12 Responses to “Rettig canyon”

  1. Dennis Evanosky Says:

    Thanks for this great post. This is a magical place with a lot of give and take between the neighbors and the city and among the neighbors, some want development, others preservation.

    Here are some links to background information from the MacArthur Metro. I’ve also copied and pasted a story from Oakland Magazine about the canyon’s biggest proponent, Denise Davila.

    Maintaining Homegrown Roots

    Denise Davila has a lot to say about her neighborhood, Redwood Heights, considering she’s lived there her entire life. She currently resides in her grandmother’s 1930s home on the street that she grew up on. All told, her family has been in the neighborhood for almost 80 years (Davila is 40). “We’ve seen a lot of changes over the years,” she says. “All this time, Redwood Heightshas remained a desirable, family-oriented neighborhood.”
    Davila attended Redwood Heights Elementary School and has fond memories of riding her bike around the neighborhood after school, ending up at Avenue Terrace Park to play with friends.
    “I know of three people who recently bought into the neighborhood, because they grew up here and wanted to raise their kids here,” Davila says.
    After the 1998 El Niño storms, a landslide made Peralta Creek accessible once again to Redwood Heights residents. The landslide closed off Rettig Avenue near Wisconsin Street and opened up nine acres of creekside that has since been designated a wildlife corridor. Davila and her neighbors have played an active role in the restoration of Peralta Creek, forming a nonprofit group, Native Environment Watershed Transformation, or NEWT, to maintain the banks and creekbeds. Davila, who also leads creek field trips for local school groups, is an education specialist with the nonprofit Community Resources for Science and a professor and teacher-trainer for the education program at CSU East Bay, so the Peralta Creek work has been close to her heart.
    Neighborhood organizing is another part of what makes living in Redwood Heights so enjoyable, says Davila. In addition to the large Redwood Heights Neighborhood Association, there are numerous subgroups of neighbors who organize around various issues. Davila serves as co-editor of the Redwood Heights quarterly newsletter, which goes out to 1,400 residents.

  2. Mike Says:

    Do waterways have a tendency to follow faults? It seems to me that they do, as I often see offsets around a waterway.

  3. Andrew Says:

    Thanks, Dennis. I must have first visited the canyon back in 2005, because I recall the work going on in the slide area. I’m pleased to see that the canyon didn’t suffer from that work, as the neighbors feared. The walls are ugly but probably as sound as these things can be built.
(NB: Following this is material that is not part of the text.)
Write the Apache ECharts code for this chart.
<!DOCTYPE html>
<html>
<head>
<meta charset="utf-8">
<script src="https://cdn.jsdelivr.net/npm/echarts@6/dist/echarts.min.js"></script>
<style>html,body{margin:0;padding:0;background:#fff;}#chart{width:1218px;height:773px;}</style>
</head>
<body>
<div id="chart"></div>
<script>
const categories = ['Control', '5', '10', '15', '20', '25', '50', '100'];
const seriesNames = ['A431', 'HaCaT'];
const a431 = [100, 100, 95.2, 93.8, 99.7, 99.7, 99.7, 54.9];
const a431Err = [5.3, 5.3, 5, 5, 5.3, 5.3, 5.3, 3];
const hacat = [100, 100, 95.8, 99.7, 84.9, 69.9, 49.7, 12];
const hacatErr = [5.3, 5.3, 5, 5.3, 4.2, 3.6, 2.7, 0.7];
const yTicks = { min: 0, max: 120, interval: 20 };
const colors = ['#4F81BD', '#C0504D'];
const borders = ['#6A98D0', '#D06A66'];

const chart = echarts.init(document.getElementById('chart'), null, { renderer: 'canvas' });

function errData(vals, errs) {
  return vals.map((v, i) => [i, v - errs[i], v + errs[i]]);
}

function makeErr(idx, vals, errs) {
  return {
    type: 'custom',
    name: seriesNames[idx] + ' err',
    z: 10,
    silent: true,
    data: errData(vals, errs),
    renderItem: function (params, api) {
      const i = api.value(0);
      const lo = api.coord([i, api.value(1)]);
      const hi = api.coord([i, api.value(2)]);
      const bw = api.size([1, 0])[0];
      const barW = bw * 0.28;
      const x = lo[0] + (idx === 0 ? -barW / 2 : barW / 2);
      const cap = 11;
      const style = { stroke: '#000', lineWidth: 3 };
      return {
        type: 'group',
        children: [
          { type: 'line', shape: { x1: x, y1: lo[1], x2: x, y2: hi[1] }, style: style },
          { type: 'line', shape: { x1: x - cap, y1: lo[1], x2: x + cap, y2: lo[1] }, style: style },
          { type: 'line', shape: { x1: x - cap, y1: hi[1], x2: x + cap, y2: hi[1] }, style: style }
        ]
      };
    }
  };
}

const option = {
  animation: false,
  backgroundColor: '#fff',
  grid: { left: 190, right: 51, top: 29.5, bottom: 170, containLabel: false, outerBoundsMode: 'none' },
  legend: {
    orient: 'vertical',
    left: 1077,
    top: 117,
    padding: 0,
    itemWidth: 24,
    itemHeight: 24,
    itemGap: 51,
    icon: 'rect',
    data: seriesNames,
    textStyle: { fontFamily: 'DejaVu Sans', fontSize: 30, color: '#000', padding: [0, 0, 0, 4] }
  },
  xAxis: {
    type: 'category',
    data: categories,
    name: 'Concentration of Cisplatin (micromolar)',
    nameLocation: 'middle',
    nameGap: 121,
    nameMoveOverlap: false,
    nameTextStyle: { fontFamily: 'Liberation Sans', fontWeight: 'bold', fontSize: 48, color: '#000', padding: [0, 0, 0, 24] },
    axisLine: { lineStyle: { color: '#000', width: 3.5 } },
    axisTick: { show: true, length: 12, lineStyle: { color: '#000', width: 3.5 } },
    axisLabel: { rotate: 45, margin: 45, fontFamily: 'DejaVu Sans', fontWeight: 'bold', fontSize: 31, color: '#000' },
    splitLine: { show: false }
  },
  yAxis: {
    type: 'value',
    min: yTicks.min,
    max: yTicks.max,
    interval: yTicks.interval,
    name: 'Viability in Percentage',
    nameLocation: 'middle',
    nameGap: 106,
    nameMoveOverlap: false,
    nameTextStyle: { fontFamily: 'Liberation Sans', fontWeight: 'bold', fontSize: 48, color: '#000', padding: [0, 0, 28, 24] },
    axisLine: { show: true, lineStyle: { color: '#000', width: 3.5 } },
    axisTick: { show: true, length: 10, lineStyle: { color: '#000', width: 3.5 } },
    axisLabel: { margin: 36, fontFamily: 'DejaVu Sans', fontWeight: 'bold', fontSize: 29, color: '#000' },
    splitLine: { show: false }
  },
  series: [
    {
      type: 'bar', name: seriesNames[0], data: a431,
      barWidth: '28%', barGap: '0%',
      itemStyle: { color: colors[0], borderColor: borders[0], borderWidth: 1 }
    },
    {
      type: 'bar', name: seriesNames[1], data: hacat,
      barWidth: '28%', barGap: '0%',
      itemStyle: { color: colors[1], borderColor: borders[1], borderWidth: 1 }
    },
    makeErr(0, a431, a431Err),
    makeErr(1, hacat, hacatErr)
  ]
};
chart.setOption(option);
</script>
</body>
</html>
    Seeing the little park at the foot of Rettig, obviously cared for by the residents, made me feel good.

    As for development versus preservation, it probably won’t surprise anyone that I would favor very light and expendable development this close to the fault.
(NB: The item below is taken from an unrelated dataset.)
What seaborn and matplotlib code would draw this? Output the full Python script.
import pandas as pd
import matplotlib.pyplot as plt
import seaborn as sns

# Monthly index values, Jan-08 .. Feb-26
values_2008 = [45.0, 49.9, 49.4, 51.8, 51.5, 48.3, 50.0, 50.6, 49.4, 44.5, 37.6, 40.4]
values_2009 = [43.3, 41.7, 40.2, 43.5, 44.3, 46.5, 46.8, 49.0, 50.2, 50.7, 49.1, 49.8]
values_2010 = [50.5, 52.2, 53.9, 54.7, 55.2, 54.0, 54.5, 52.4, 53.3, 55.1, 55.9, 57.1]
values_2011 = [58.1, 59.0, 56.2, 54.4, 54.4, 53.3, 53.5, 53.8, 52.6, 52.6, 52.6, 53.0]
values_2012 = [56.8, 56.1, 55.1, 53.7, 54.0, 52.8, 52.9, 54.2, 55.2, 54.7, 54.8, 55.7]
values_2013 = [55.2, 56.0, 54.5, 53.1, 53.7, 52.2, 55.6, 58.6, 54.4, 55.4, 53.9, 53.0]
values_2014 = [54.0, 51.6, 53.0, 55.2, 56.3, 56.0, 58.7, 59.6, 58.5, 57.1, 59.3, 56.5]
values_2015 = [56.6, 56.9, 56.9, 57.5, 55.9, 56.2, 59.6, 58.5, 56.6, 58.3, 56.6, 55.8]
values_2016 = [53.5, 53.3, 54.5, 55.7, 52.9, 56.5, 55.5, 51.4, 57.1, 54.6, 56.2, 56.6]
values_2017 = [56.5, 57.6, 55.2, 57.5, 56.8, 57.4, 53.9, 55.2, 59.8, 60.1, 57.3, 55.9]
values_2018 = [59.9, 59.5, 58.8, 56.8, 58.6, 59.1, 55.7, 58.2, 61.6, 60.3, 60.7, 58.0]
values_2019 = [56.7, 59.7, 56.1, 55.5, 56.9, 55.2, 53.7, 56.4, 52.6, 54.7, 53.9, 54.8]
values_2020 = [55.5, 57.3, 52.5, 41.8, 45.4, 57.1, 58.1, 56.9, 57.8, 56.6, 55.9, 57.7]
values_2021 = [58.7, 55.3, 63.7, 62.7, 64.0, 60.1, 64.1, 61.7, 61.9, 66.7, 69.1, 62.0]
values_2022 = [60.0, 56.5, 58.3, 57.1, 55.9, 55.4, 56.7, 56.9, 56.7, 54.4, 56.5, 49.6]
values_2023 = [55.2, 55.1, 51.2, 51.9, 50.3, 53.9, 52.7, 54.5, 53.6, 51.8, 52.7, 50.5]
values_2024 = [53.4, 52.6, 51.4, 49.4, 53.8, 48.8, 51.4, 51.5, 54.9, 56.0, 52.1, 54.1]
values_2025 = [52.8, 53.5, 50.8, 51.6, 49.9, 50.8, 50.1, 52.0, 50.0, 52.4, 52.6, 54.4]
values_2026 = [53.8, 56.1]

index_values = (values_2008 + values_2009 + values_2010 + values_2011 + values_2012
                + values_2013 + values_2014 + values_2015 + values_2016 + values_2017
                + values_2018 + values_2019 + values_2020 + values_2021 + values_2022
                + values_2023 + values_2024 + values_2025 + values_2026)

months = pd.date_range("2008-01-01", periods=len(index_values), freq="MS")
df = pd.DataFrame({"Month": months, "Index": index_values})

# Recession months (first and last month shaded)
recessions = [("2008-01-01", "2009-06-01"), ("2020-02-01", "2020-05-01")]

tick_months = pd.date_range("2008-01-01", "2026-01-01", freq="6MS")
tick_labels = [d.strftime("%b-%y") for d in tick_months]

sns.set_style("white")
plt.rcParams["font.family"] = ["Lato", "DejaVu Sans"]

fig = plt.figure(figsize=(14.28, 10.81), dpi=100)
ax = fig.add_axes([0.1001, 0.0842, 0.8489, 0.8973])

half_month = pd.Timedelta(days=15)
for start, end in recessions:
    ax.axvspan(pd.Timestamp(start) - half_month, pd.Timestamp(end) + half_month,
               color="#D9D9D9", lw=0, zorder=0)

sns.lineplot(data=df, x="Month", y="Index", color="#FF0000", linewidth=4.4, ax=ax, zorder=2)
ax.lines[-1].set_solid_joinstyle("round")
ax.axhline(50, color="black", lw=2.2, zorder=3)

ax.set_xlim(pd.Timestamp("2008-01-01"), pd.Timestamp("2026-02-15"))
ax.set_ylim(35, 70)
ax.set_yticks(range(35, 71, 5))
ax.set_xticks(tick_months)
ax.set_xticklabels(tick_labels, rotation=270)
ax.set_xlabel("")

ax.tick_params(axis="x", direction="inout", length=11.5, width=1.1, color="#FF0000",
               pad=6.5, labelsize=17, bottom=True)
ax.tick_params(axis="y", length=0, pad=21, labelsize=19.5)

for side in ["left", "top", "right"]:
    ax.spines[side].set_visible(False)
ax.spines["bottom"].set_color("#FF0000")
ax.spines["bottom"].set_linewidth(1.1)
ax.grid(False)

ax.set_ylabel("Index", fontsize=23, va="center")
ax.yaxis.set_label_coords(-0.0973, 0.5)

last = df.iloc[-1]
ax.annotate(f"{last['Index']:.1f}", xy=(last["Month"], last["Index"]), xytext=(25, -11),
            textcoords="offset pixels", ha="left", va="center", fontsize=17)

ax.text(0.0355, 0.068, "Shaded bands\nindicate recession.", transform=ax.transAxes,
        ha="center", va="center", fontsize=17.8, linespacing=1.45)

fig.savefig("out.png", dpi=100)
    Mike, our local faults grind up the rocks between them, making them tend to erode easily. But the steady sideways stretching of the landscape also encourages the streams to get longer in the same direction as the fault. You’ll see this strongly on the map between San Francisco north to Cape Mendocino.

  4. donna gatts Says:

    Thats great! I love the area also. Have you been to end of Jordan, there was a huge landslide there as well, maybe at the same time as this one?

  5. Andrew Says:

    I looked at every place I could reach. If there’s a slide at the end of Jordan Road, it’s behind someone’s gate. The property lines in Google Maps suggest some rights-of-way in there, though.

  6. donna gatts Says:

    Jordan follows the creek and at the end of the road, there is a smaller private.. road, as you walk along it and look to the left, the whole hill came down. There is a house, it was pink, on the left side, and atleast half of the hill under the house came down at some point. I havent been back to see if they have finished work on the house.

  7. m. Carey Says:

    A large landslide occurred on the NW-facing slope between Norton and Rettig in February 1998. A 20-ft. high headscarp was located directly behind three houses along Norton; these houses had to be temporarily abandoned. The underlying bedrock on the southern slope is Leona “rhyolite”, which is very contorted and weathered. The slide involved several lots, and of course, it is always difficult to coordinate repairs among the various property owners. Google-earth photos show that there was some sort of stabilization done in June 2007.

    I have not been in the creek itself, and therefore have never seen that nice contact with the green actinolite rock. You can see the red Leona in the photo you included in the post. I will brave the poison oak sometime and check it out.

  8. Liz Says:

    Hi, thanks for this wonderful post. I really enjoy reading your blog. Just wanted to let you know we shared a link to your blog on our website:

  9. Andrew Says:

    Thanks, Liz. By the way, the photo on your page does not show the Hayward fault, which doesn’t enter Tilden Park. See the viewer at

  10. Nancy Says:

    There was a landslide in the late 60’s/early 70’s and approximately 22 homes were lost — some sliding into Peralta Creek, near the 3000 block of Jordan Road. The homes that slid down the hill were situated on Kitchener Court (right side of the street going toward the Mormon Temple) and London Road, slightly below. Before the landslide, London Road was at very end of Maple Avenue (to the left) and you were able to drive down London Road and end up at Jordan Road. The road was never rebuilt. There is still a London Road street sign at the end of Maple Avenue! I’ve even noticed that some street maps still show London Road as it was before the slide. Over the years, I had heard about this landslide and went to the Oakland Library History Room, and found the “Oakland Landslides” folder and came across many articles from The Oakland Tribune about the Peralta Creek landslide.

  11. Andrew Says:

    Thanks for that, Nancy. I need a copy of that folder.

  12. Donna Gatts Says:

    if you go to the top of Wilshire, you can look down on the slide, its still sliding as well. Looking at the layout of the temple its hard to believe that drainage for the church somehow affected the slide…Theres one lone house still standing at the end of Kitchener next to the temple property.